要说,还是金医师最了解患者的心理。昨晚他详细的询问了助手小邢有关封立昕的情况,听说封立昕因为尿失禁而痛哭不已,而且情绪还波动得用上了镇定剂,金医师隐隐约约觉得这回的封立昕,肯定要出事了。

        这几个月,他几乎跟封立昕形影不离。他的吃喝拉撒睡,他几乎都有参与。金医师知道封立昕最近的情绪一直很低落。封立昕有些小洁癖,而且自尊心又强。而这回的失禁,无疑成了导火索。
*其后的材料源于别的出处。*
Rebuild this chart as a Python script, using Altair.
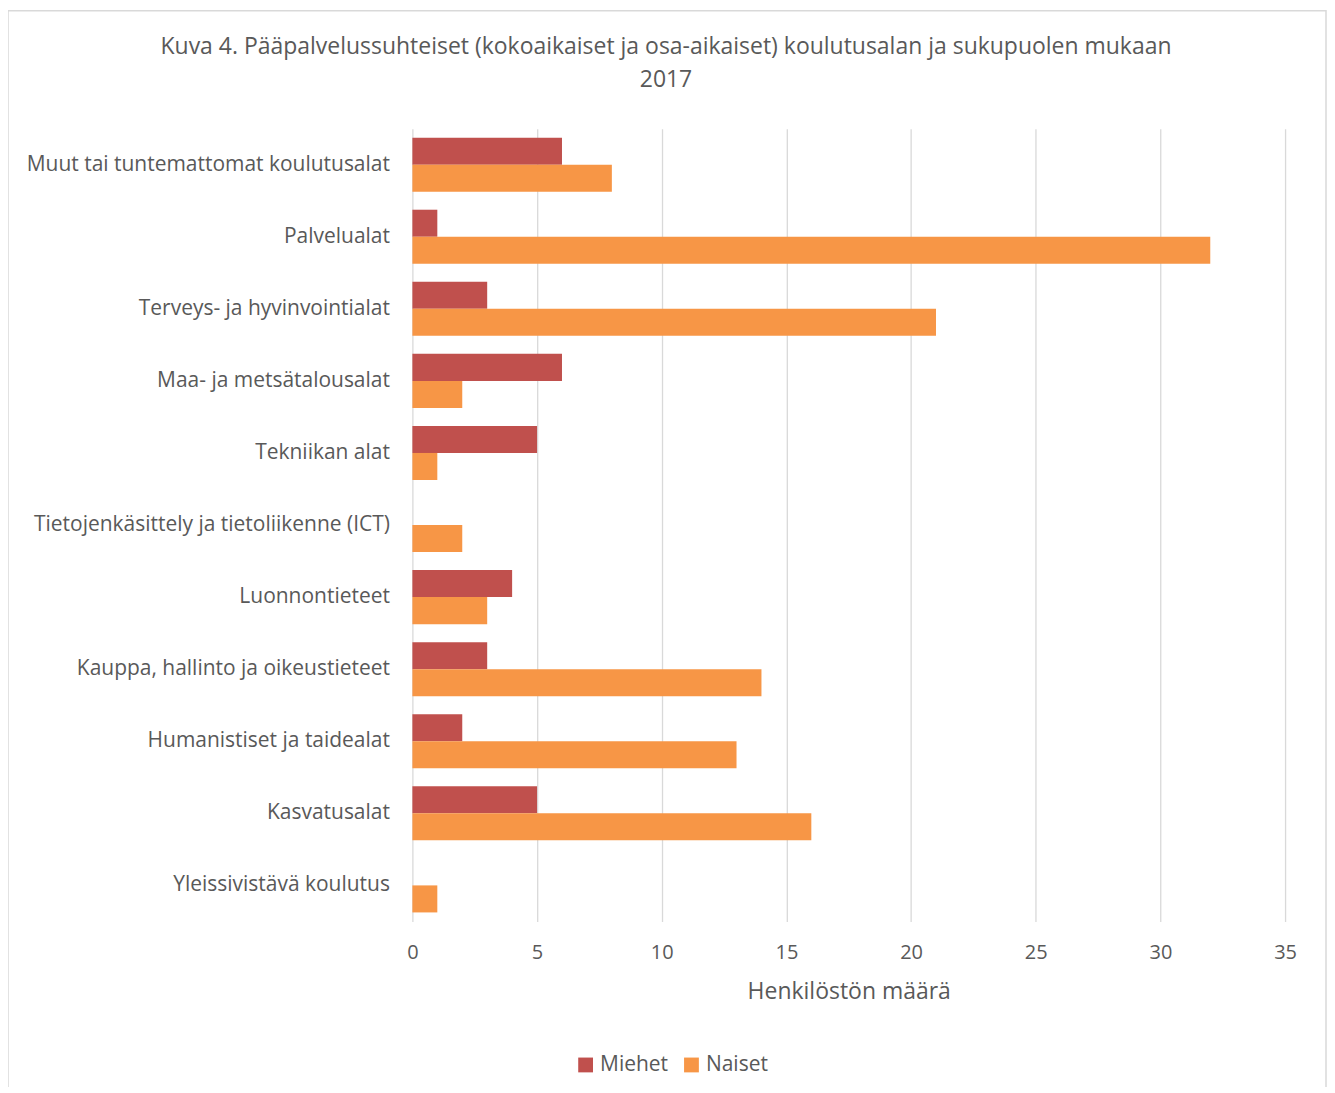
import altair as alt
import pandas as pd

categories = [
    "Muut tai tuntemattomat koulutusalat",
    "Palvelualat",
    "Terveys- ja hyvinvointialat",
    "Maa- ja metsätalousalat",
    "Tekniikan alat",
    "Tietojenkäsittely ja tietoliikenne (ICT)",
    "Luonnontieteet",
    "Kauppa, hallinto ja oikeustieteet",
    "Humanistiset ja taidealat",
    "Kasvatusalat",
    "Yleissivistävä koulutus",
]
miehet = [6, 1, 3, 6, 5, 0, 4, 3, 2, 5, 0]
naiset = [8, 32, 21, 2, 1, 2, 3, 14, 13, 16, 1]
series = ["Miehet", "Naiset"]
colors = ["#C0504D", "#F79646"]

rows = []
for c, m, n in zip(categories, miehet, naiset):
    rows.append({"ala": c, "sukupuoli": "Miehet", "arvo": m})
    rows.append({"ala": c, "sukupuoli": "Naiset", "arvo": n})
df = pd.DataFrame(rows)

FONT = "Open Sans"
TXT = "#595959"

border = alt.Chart(pd.DataFrame({"a": [0]})).mark_rect(
    fillOpacity=0, stroke="#d9d9d9", strokeWidth=1.5
).encode(
    x=alt.value(-405), x2=alt.value(915), y=alt.value(-118), y2=alt.value(1000)
)

bars = alt.Chart(df).mark_bar().encode(
    y=alt.Y("ala:N", sort=categories, scale=alt.Scale(paddingInner=0.25, paddingOuter=0.125),
            axis=alt.Axis(title=None, ticks=False, domain=False, labelPadding=23,
                          labelFontSize=21, labelColor=TXT, labelFont=FONT, labelLimit=420)),
    yOffset=alt.YOffset("sukupuoli:N", sort=series),
    x=alt.X("arvo:Q", scale=alt.Scale(domain=[0, 35]),
            axis=alt.Axis(title="Henkilöstön määrä", values=[0, 5, 10, 15, 20, 25, 30, 35],
                          ticks=False, domain=False, grid=True,
                          gridColor="#d9d9d9", gridWidth=1.3,
                          labelFontSize=20, labelColor=TXT, labelFont=FONT, labelPadding=21,
                          labelFlush=False, labelOverlap=False,
                          titleFontSize=23, titleColor=TXT, titleFont=FONT,
                          titleFontWeight="normal", titlePadding=18)),
    color=alt.Color("sukupuoli:N", sort=series,
                    scale=alt.Scale(domain=series, range=colors),
                    legend=alt.Legend(title=None, orient="none", direction="horizontal",
                                      legendX=163, legendY=927, symbolType="square",
                                      symbolSize=220, symbolStrokeWidth=0,
                                      labelFontSize=21, labelColor=TXT, labelFont=FONT,
                                      columnPadding=12, labelOffset=4)),
)

chart = alt.layer(border, bars).properties(
    width=874,
    height=794,
    autosize=alt.AutoSizeParams(type="none"),
    padding={"left": 405, "top": 120, "right": 42, "bottom": 165},
    title=alt.TitleParams(
        text=["Kuva 4. Pääpalvelussuhteiset (kokoaikaiset ja osa-aikaiset) koulutusalan ja sukupuolen mukaan", "2017"],
        anchor="middle", dx=-183, dy=116, offset=34, fontSize=23, font=FONT, fontWeight="normal",
        color=TXT, lineHeight=33,
    ),
).configure_view(stroke=None)

chart.save("out.html", embed_options={"renderer": "svg", "actions": False})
        于是,他简单的跟老母亲解释了一下,连夜便赶了回来。

        不幸中的万幸,原本要等天亮才有汽车进出山区,而且封家的司机最早也得早晨才能赶到。可他却在凌晨三点的时候遇上了一群摩托车烧友。愣是颠簸了两个多小时到了县城,吐得他连胆汁都差点儿被呕出来了。

        金医师不敢做逗留,叫上一辆出租车马不停蹄的赶去封家。因为时间早,一路上竟然畅通无阻。便又节省出了不少时间。

        赶到封家时,金医师的步伐已经是踉踉跄跄。

        “金医师,真是幸苦您这么早赶过来了。”安婶连忙迎上了。

        金医师顾不得跟安婶寒暄什么,吃劲的直奔二楼而去。守在医疗室外的助手小邢,在看到疲惫不堪的金医师后,立刻跑上前来搀扶住他。

        “快……快扶我进去看看大少爷。快!”金医师气喘吁吁的。